Electron-transporting foldable alternating copolymers of perylenediimide and flexible macromolecular chains

Abstract

Tuning the electrical conductivity of conjugated macromolecules by nanostructure ordering plays a key role in developing carrier transporting materials applicable to flexible organic electronic devices. Alternating copolymers of perylene-3,4,9,10-tetracarboxylic acid diimide (PDI) and flexible macromonomers, poly(dimethylsiloxane) (PDMS), poly(ethylene glycol) (PEG), or poly(propylene glycol) (PPG), were synthesized via simple polycondensation reactions between 3,4,9,10-perylenetetracarboxylic dianhydride (PTCDA) and bis-amine-terminated corresponding macromonomers.

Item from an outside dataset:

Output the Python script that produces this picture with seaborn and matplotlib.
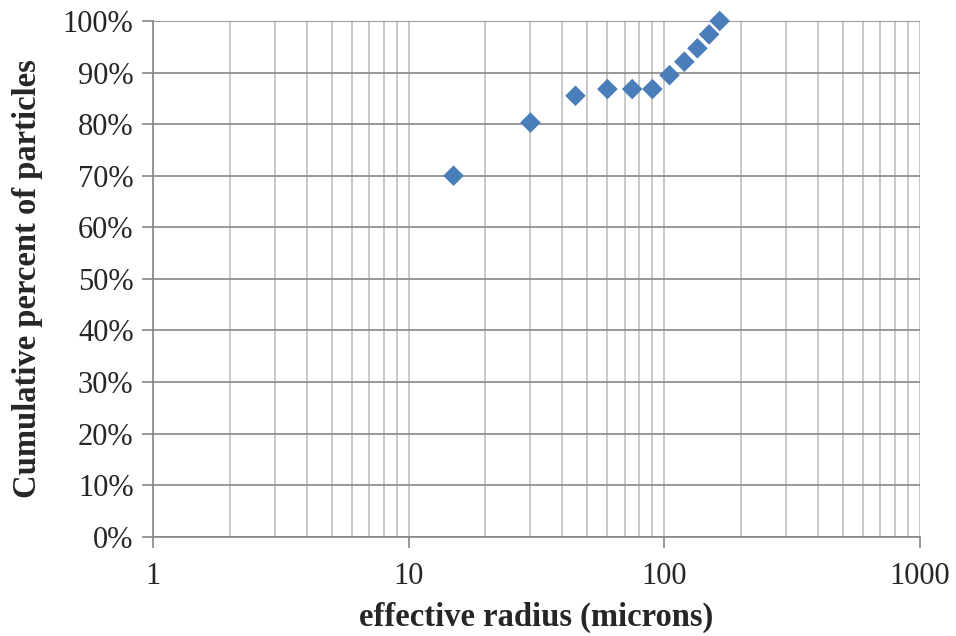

Dynamic traces of absorption and fluorescence spectra of the series of alternating copolymers, with the indication of PDI chromophores, suggested the more foldable nature in tetrahydrofuran of the PDMS-based polymer than of the PEG- and PPG-based polymers. The folding capability of these polymers in solution was confirmed by fluorescence spectra and the absolute fluorescence quantum efficiency values. In the solid films, the condensed state of the polymers showed X-ray diffraction patterns of periodic structures, which depend on the type of macromolecular chains: PEG showed a highly crystallized state in contrast to the slightly crystalline PDI molecules in the PDMS and PPG-based polymers. Photoconductivity upon ultraviolet excitation has been screened by noncontact microwave measurements, and the mobility of electrons has also been characterized based on the kinetic traces of radical anions on the PDI chromophores. The negligible optical absorption observed from the PDMS-based polymers revealed the lowest photocarrier generation yield among the prepared polymers. The observed low conductivity for the PDMS-based, most foldable polymers possibly results from a lower photo-charge generation yield and thermal fluctuations of the flexible PDMS chains. The PEG-based polymer marked the largest electron mobility of 0.2 cm² V⁻¹ s⁻¹, reflecting the highly crystalline nature of the PEG chains.